## Goal of the exercise
Repeat the listing below word for word, stopping after the line that contains "ukraine = [10.6, 11.0, 10.4, 9.7, 9.8, 8.8, 7.0, 5.8, 5.9]".

## Start Data block

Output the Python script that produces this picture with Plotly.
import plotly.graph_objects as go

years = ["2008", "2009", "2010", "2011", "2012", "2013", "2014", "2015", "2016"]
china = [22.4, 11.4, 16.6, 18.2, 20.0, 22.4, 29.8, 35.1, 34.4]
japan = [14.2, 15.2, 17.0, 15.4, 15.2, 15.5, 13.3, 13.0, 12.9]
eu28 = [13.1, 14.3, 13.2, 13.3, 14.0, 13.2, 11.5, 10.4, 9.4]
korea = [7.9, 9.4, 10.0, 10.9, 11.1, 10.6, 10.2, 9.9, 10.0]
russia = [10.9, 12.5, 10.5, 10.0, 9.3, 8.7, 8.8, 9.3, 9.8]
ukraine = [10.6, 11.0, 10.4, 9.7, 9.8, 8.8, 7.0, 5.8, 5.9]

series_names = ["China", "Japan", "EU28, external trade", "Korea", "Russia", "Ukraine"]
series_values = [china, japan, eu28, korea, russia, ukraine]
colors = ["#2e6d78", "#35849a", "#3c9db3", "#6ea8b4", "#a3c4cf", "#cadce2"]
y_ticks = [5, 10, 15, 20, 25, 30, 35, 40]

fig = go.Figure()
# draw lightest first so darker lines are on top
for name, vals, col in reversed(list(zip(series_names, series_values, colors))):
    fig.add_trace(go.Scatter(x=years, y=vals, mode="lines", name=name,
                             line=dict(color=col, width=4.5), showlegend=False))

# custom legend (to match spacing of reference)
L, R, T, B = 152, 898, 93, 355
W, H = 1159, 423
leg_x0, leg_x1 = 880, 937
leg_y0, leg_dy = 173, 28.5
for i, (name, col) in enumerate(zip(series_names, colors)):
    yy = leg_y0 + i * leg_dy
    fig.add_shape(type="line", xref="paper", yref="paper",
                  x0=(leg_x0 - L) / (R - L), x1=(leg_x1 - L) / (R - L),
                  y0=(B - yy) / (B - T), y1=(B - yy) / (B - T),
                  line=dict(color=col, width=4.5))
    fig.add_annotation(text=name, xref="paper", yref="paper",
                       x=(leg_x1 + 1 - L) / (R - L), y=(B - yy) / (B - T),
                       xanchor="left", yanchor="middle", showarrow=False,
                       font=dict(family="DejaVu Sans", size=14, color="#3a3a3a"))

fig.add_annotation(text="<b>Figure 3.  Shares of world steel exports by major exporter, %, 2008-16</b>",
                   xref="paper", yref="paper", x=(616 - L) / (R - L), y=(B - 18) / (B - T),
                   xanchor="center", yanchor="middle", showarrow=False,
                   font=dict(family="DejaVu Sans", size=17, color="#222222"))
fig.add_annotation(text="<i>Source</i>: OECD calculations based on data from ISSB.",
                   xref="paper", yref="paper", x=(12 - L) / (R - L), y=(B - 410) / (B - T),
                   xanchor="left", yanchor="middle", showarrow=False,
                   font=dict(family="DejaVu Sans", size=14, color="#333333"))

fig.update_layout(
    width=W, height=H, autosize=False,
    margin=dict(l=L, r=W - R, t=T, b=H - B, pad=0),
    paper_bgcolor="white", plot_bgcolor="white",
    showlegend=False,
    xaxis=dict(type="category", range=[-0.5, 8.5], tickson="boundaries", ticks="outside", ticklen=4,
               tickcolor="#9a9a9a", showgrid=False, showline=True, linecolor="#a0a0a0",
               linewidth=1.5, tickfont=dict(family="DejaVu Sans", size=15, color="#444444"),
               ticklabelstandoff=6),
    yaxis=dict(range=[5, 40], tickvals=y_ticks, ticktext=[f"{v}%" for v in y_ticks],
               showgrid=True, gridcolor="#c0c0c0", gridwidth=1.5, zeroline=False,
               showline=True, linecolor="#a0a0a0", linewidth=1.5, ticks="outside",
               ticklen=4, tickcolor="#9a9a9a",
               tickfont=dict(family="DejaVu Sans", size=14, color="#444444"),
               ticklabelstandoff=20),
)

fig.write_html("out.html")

## End Data block

## Answer to the task
Output the Python script that produces this picture with Plotly.
import plotly.graph_objects as go

years = ["2008", "2009", "2010", "2011", "2012", "2013", "2014", "2015", "2016"]
china = [22.4, 11.4, 16.6, 18.2, 20.0, 22.4, 29.8, 35.1, 34.4]
japan = [14.2, 15.2, 17.0, 15.4, 15.2, 15.5, 13.3, 13.0, 12.9]
eu28 = [13.1, 14.3, 13.2, 13.3, 14.0, 13.2, 11.5, 10.4, 9.4]
korea = [7.9, 9.4, 10.0, 10.9, 11.1, 10.6, 10.2, 9.9, 10.0]
russia = [10.9, 12.5, 10.5, 10.0, 9.3, 8.7, 8.8, 9.3, 9.8]
ukraine = [10.6, 11.0, 10.4, 9.7, 9.8, 8.8, 7.0, 5.8, 5.9]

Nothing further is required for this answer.